Die Europäische Zentralbank denkt angeblich darüber nach, einen negativen Strafzins für Banken einzuführen, wenn sie Geld bei der EZB parken. Ein solcher Schritt wäre keinesfalls absurd, sondern konsequent.

Wer sein Auto im Parkhaus abstellt, muss dafür zahlen. Das sind wir gewohnt. Genauso selbstverständlich ist es für uns aber, dass wir fürs Parken von Geld etwas bekommen – etwa auf einem Spar-, Tages- oder Festgeldkonto. In diesen Tagen jedoch reiben wir uns verwundert die Augen: Droht uns demnächst etwa fürs Geld ebenfalls eine Parkgebühr?

Die Frage ist durchaus berechtigt, denn schon seit Jahrzehnten zeigt der Trend bei den Zinsen nach unten, und zwar so weit, dass in einigen Bereichen bereits die Nulllinie erreicht ist. Was passiert also, wenn dieser Trend anhält? Klar, dann muss der Zins unter null abtauchen. Im Klartext heißt das, dann muss man für die Geldanlage bezahlen statt etwas kassieren zu dürfen. Ist das denkbar?

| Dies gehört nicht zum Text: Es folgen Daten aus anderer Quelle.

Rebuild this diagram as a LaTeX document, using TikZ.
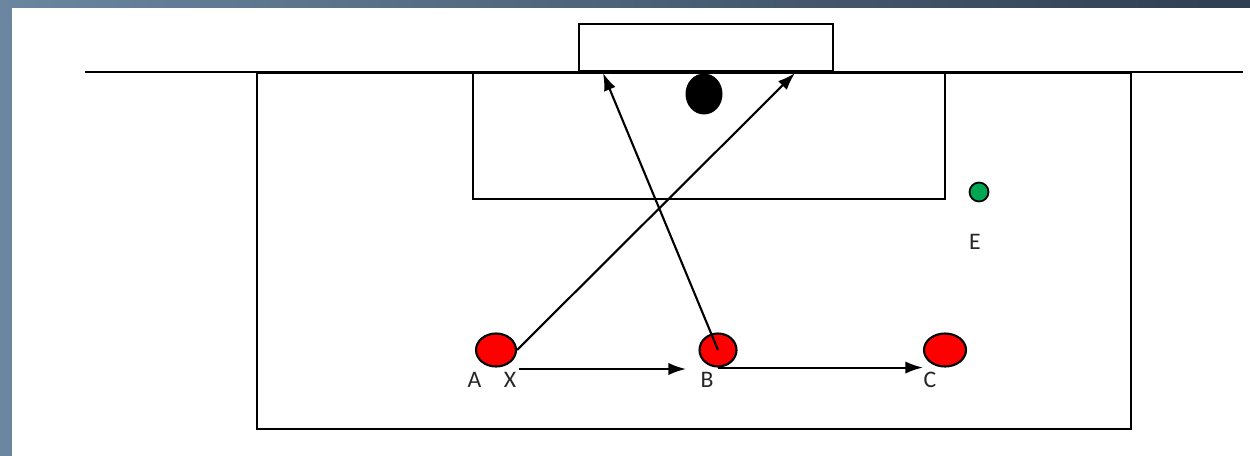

Ja, es ist. Die Europäische Zentralbank zum Beispiel denkt bereits darüber nach, den Banken eine Parkgebühr zu berechnen, wenn sie Geld bei ihr anlegen. Und amerikanische Geschäftbanken wollen eventuell sogar die privaten Sparer auf diese Weise zur Kasse bitten. Letzteres dürfte in Deutschland, dem Mutterland der Sparer, zwar für einen Aufstand sorgen, aber undenkbar ist es auch hierzulande nicht.

Angebot und Nachfrage

Verkehrte Welt? Nein, wenn man erkennt, was dahinter steckt. Zuerst muss man sich vor Augen halten, dass Geldvermögen nur existieren kann, wenn andere dafür in gleicher Höhe Schulden haben. Auf diese zwei Seiten derselben Medaille habe ich vor Kurzem schon hingewiesen.

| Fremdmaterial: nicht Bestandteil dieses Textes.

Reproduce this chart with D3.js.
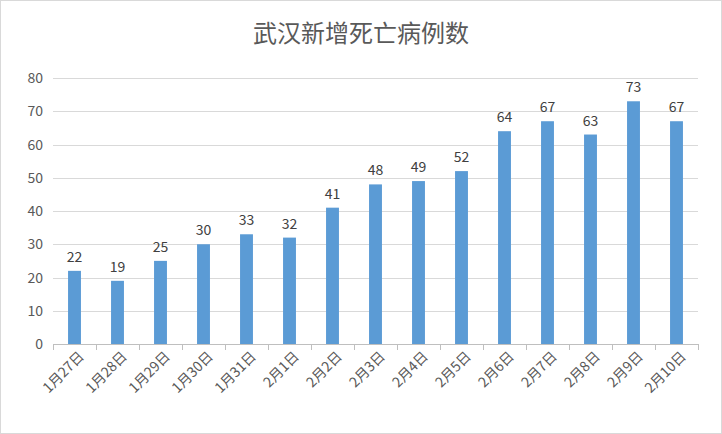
<!DOCTYPE html>
<html><head><meta charset="utf-8">
<script src="https://cdn.jsdelivr.net/npm/d3@7/dist/d3.min.js"></script>
<style>body{margin:0;background:#fff}svg{display:block}</style>
</head><body>
<script>
const categories = ["1月27日","1月28日","1月29日","1月30日","1月31日","2月1日","2月2日","2月3日","2月4日","2月5日","2月6日","2月7日","2月8日","2月9日","2月10日"];
const deaths = [22,19,25,30,33,32,41,48,49,52,64,67,63,73,67];
const yTicks = [0,10,20,30,40,50,60,70,80];
const title = "武汉新增死亡病例数";

const W=722,H=434;
const font="'Noto Sans CJK SC','Liberation Sans',sans-serif";
const svg=d3.select("body").append("svg").attr("width",W).attr("height",H);
svg.append("rect").attr("x",0.5).attr("y",0.5).attr("width",W-1).attr("height",H-1).attr("fill","#fff").attr("stroke","#d9d9d9");
const x=d3.scaleBand().domain(categories).range([53,698]).paddingInner(0.7).paddingOuter(0.35);
const y=d3.scaleLinear().domain([0,80]).range([344,78]);
svg.append("text").attr("x",W/2).attr("y",42).attr("text-anchor","middle").attr("font-family",font).attr("font-size",24).attr("fill","#595959").text(title);
const g=svg.append("g");
g.selectAll("line.grid").data(yTicks).join("line").attr("x1",53).attr("x2",698).attr("y1",d=>Math.round(y(d))+0.5).attr("y2",d=>Math.round(y(d))+0.5).attr("stroke",d=>d===0?"#bfbfbf":"#d9d9d9");
g.selectAll("text.yt").data(yTicks).join("text").attr("x",43).attr("y",d=>y(d)+5).attr("text-anchor","end").attr("font-family",font).attr("font-size",14).attr("fill","#595959").text(d=>d);
g.selectAll("line.xt").data(d3.range(categories.length+1)).join("line").attr("x1",i=>Math.round(53+i*(645/15))+0.5).attr("x2",i=>Math.round(53+i*(645/15))+0.5).attr("y1",344).attr("y2",350).attr("stroke","#bfbfbf");
g.selectAll("rect.bar").data(deaths).join("rect").attr("x",(d,i)=>x(categories[i])).attr("width",x.bandwidth()).attr("y",d=>y(d)).attr("height",d=>y(0)-y(d)).attr("fill","#5b9bd5");
g.selectAll("text.lbl").data(deaths).join("text").attr("x",(d,i)=>x(categories[i])+x.bandwidth()/2).attr("y",d=>y(d)-9).attr("text-anchor","middle").attr("font-family",font).attr("font-size",14).attr("fill","#404040").text(d=>d);
g.selectAll("text.xl").data(categories).join("text").attr("transform",d=>`translate(${x(d)+x.bandwidth()/2+7},354) rotate(-45)`).attr("text-anchor","end").attr("dy","0.35em").attr("font-family",font).attr("font-size",14).attr("fill","#595959").text(d=>d);
</script>
</body></html>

Wenn man nun bedenkt, dass die Geldvermögen stetig zunehmen und mit ihnen gleichzeitig die Schulden wachsen, wird Folgendes schnell klar: Je mehr Geldvermögensbesitzer nach Anlagemöglichkeiten suchen, je größer also das Angebot an Geld wird, desto geringer wird der Preis, also der Zins, den man dafür bekommt. Zumal auf der anderen Seite der Medaille, also der Nachfrage, derselbe Mechanismus wirkt. Je mehr Schulden nämlich schon gemacht worden sind, desto geringer muss der Preis für neue Schulden sein, also der Zins, um überhaupt noch Schuldner finden zu können. Hier wirkt also ganz einfach das Prinzip von Angebot und Nachfrage.

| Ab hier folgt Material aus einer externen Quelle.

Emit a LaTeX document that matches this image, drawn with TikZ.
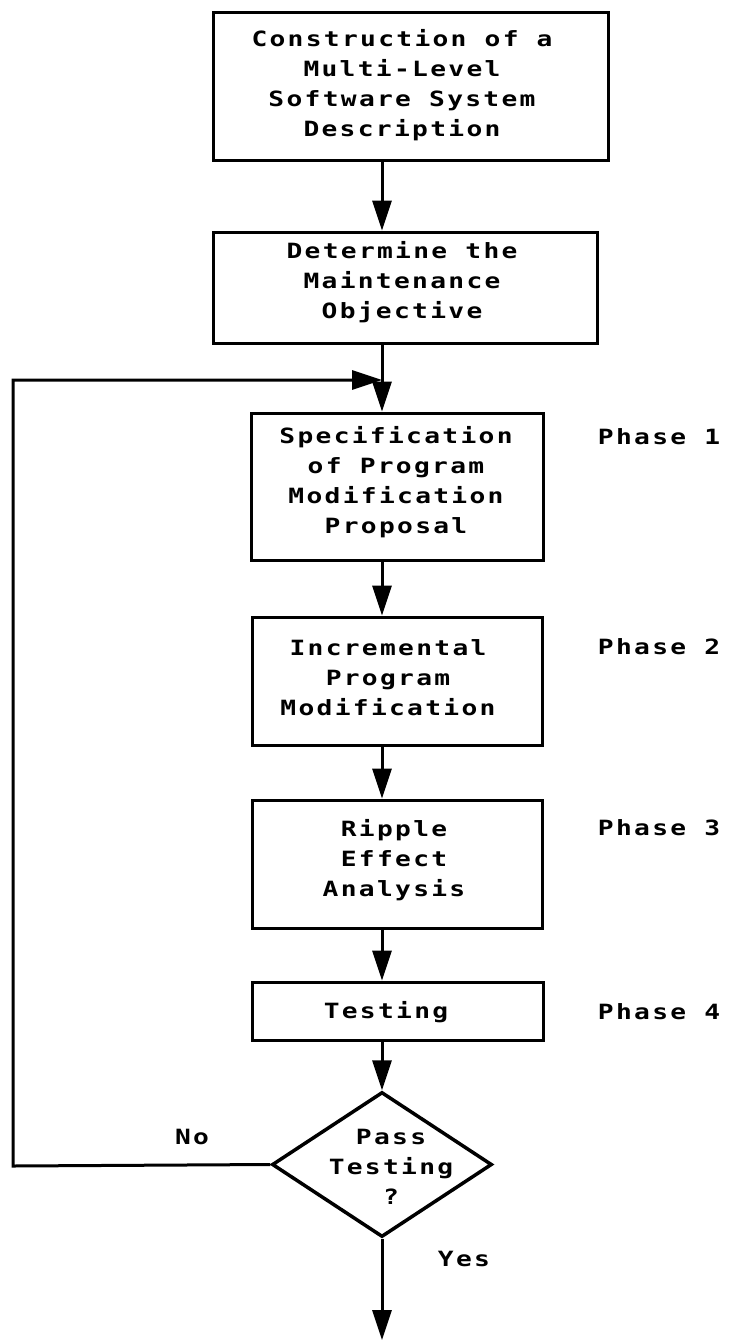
\documentclass[tikz,border=0pt]{standalone}
\usepackage{fontspec}
\newfontfamily\plotfont{DejaVu Sans Mono}[FakeStretch=1.25,LetterSpace=11]
\usetikzlibrary{arrows.meta,shapes.geometric}
\begin{document}
\begin{tikzpicture}[x=1pt,y=-1pt,
  font=\plotfont\bfseries\fontsize{21}{30}\selectfont,
  boxn/.style={draw, line width=3pt, rectangle, inner sep=0pt},
  decision/.style={draw, line width=3.5pt, diamond, inner sep=0pt,
    minimum width=220pt, minimum height=145pt},
  lbl/.style={inner sep=0pt, align=center},
  arr/.style={line width=3pt, -{Triangle[length=30pt,width=19pt]}}]

\useasboundingbox (0,0) rectangle (730,1341);

% x position of the main vertical flow line
\coordinate (ax) at (382,0);

% process boxes
\node[boxn, minimum width=395pt, minimum height=148pt] (b1) at (410.5,86) {};
\node[lbl] (t1) at (402,85) {Construction of a\\Multi-Level\\Software System\\Description};

\node[boxn, minimum width=384pt, minimum height=111pt] (b2) at (405,287.5) {};
\node[lbl] (t2) at (402,282) {Determine the\\Maintenance\\Objective};

\node[boxn, minimum width=292pt, minimum height=147pt] (b3) at (397,486.5) {};
\node[lbl] (t3) at (396,482) {Specification\\of Program\\Modification\\Proposal};

\node[boxn, minimum width=290pt, minimum height=128pt] (b4) at (397,681) {};
\node[lbl] (t4) at (388,678) {Incremental\\Program\\Modification};

\node[boxn, minimum width=290pt, minimum height=128pt] (b5) at (397,864) {};
\node[lbl] (t5) at (394,860) {Ripple\\Effect\\Analysis};

\node[boxn, minimum width=291pt, minimum height=58pt] (b6) at (397.5,1011) {};
\node[lbl] (t6) at (386,1012) {Testing};

% decision
\node[decision] (dia) at (382,1164.5) {};
\node[lbl] (t7) at (391,1167) {Pass\\Testing\\?};

% phase labels
\node[lbl] (p1) at (659,437) {Phase 1};
\node[lbl] (p2) at (659,647) {Phase 2};
\node[lbl] (p3) at (659,828) {Phase 3};
\node[lbl] (p4) at (659,1012) {Phase 4};

% branch labels
\node[lbl] (no) at (192,1137) {No};
\node[lbl] (yes) at (464,1259) {Yes};

% connectors
\coordinate (lb) at (13,1166);
\coordinate (lt) at (13,380);
\coordinate (out) at (382,1340);

\draw[arr] (b1.south -| ax) -- (b2.north -| ax);
\draw[arr] (b2.south -| ax) -- (b3.north -| ax);
\draw[arr] (b3.south -| ax) -- (b4.north -| ax);
\draw[arr] (b4.south -| ax) -- (b5.north -| ax);
\draw[arr] (b5.south -| ax) -- (b6.north -| ax);
\draw[arr] (b6.south -| ax) -- (dia.north);
\draw[arr] (dia.south) -- (out);
\draw[arr] (dia.west) -- (lb) -- (lt) -- (lt -| ax);

\end{tikzpicture}
\end{document}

Das war schon immer so. Allerdings gab es früher in größeren Zeitabständen immer wieder heftige Krisen, die dafür sorgten, dass Geldvermögen und Schulden in großem Stil vernichtet wurden. Danach war das System bereinigt und beide Berge konnten wieder von neuem wachsen. Seit einigen Jahrzehnten sind diese Mechanismen jedoch außer Kraft gesetzt: Staaten und Notenbanken sorgen immer wieder dafür, dass solche Krisen schnell im Keim ersticken. Mit der Folge, dass Geld- und Schuldenberge immer größer werden und der Zins dafür immer kleiner.

Zugegeben, diese Spirale lässt sich wahrscheinlich nicht ewig weiterdrehen, aber nach meiner Einschätzung noch eine ganze Zeitlang. Und diesen Spielraum werden die Notenbanken auch in Zukunft nutzen, ja nutzen müssen, wenn sie den Einbruch nicht riskieren wollen. Das heißt: Der Druck auf die Zinsen bleibt bestehen und wir werden vermutlich auch noch die Parkgebühren fürs Geld erleben, meint Ihr

 

Raimund Brichta, Moderator und Börsenreporter beim Nachrichtensender n-tv.